Stored entries
⁂
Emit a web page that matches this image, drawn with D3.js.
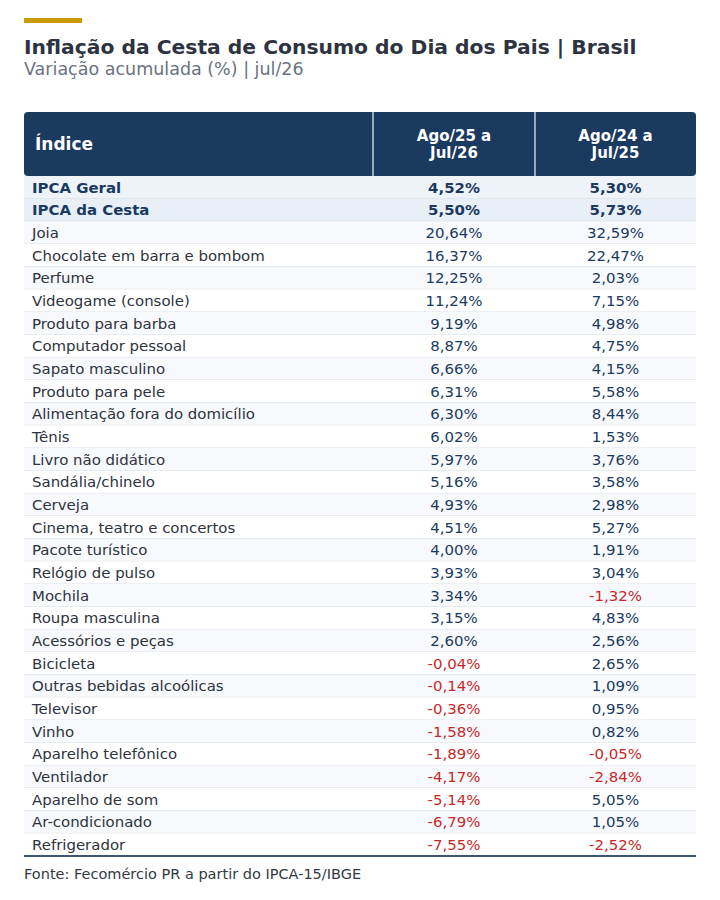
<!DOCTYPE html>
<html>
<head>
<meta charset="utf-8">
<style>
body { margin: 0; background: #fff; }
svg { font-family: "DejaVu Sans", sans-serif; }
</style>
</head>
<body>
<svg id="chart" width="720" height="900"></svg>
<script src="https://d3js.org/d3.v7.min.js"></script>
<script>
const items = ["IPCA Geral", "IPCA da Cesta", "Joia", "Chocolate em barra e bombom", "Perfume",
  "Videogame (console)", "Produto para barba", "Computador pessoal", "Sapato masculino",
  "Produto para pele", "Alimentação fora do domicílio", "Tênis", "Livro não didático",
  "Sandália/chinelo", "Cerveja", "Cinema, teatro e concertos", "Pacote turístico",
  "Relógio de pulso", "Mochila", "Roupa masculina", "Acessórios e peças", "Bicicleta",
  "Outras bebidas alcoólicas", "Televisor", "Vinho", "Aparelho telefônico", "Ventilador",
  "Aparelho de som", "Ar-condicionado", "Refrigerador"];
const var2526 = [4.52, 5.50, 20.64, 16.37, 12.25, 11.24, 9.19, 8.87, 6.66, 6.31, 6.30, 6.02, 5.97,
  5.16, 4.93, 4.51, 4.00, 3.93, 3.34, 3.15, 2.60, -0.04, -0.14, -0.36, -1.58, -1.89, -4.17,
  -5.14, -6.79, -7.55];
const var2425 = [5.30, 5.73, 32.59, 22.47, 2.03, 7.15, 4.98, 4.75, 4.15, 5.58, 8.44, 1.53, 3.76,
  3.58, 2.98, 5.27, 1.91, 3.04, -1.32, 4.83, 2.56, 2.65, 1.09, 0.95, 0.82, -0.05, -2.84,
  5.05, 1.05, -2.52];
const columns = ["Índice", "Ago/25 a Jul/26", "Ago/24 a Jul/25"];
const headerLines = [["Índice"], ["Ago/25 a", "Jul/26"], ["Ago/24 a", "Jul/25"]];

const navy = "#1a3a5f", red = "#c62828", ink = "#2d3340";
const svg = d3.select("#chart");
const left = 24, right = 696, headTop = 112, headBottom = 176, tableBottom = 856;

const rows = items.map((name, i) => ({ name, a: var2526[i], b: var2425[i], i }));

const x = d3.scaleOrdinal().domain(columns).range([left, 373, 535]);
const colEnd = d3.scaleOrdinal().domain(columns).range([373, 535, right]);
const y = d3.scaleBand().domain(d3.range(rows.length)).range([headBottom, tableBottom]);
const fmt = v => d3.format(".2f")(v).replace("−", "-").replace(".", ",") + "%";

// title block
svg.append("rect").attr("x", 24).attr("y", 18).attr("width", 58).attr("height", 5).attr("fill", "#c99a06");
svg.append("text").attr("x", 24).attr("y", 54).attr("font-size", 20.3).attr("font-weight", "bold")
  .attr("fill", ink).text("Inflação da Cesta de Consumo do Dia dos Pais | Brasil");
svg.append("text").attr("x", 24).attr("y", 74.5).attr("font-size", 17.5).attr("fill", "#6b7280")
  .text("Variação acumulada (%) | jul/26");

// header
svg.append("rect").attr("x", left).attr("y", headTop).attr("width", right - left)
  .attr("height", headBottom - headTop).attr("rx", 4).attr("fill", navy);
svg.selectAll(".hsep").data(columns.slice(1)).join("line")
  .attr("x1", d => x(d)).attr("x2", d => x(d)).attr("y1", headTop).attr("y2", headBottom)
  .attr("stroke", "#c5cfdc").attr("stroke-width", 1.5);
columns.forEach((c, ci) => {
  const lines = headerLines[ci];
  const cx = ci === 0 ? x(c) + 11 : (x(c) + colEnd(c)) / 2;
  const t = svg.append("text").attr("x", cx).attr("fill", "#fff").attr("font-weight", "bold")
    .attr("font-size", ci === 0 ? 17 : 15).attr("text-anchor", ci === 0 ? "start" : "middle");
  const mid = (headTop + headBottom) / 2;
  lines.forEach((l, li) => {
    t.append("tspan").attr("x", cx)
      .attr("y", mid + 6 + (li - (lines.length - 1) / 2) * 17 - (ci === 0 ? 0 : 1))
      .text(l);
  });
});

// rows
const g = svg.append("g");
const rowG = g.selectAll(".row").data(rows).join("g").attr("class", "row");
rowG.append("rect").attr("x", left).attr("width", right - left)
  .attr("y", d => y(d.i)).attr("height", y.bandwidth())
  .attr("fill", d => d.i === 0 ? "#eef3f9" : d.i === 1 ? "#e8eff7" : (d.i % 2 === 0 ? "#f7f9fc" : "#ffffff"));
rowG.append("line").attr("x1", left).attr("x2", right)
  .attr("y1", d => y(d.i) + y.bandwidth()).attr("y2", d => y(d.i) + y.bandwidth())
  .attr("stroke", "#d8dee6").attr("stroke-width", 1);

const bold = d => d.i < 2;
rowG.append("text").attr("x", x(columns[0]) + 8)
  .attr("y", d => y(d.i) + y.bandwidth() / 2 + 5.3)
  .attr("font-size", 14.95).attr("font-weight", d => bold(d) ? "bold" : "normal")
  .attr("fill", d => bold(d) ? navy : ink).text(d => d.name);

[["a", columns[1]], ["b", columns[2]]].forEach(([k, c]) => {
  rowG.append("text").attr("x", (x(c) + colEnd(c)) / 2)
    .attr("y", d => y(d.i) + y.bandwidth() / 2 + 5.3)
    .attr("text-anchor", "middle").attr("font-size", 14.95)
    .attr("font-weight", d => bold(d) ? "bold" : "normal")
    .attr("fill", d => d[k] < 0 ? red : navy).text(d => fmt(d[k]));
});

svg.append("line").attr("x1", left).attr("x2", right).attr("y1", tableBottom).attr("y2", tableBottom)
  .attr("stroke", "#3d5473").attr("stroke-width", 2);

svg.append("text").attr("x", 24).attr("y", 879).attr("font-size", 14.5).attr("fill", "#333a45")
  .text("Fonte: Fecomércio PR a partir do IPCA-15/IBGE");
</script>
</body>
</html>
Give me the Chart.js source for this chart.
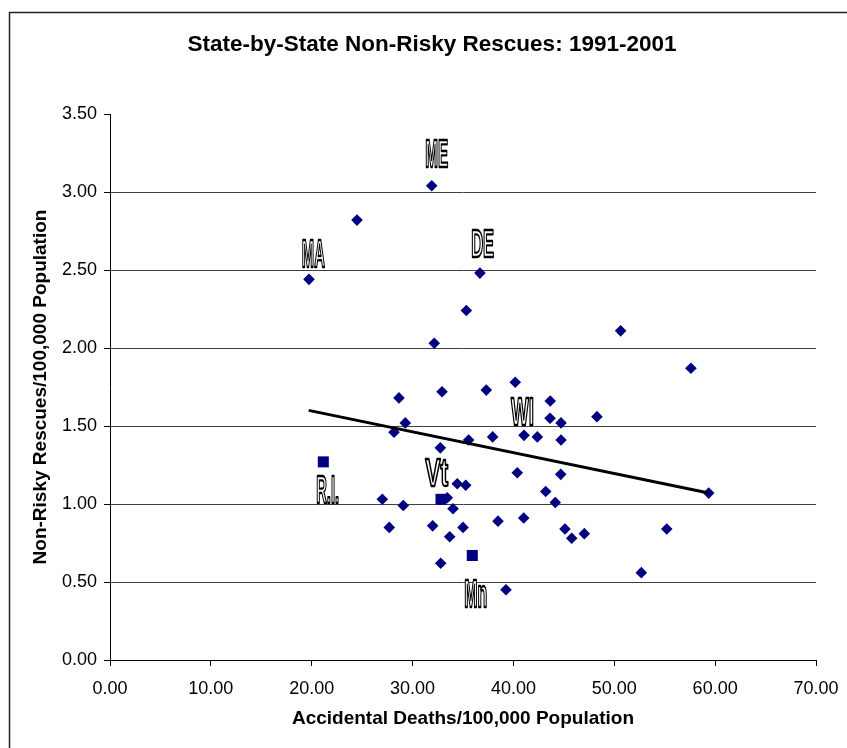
⁂
#### EXERCISE GOAL:
From the data above, copy each line that holds "chart".

#### WRITTEN SOLUTION:
<svg id="chart" width="720" height="900"></svg>
const svg = d3.select("#chart");
Give me the Chart.js source for this chart.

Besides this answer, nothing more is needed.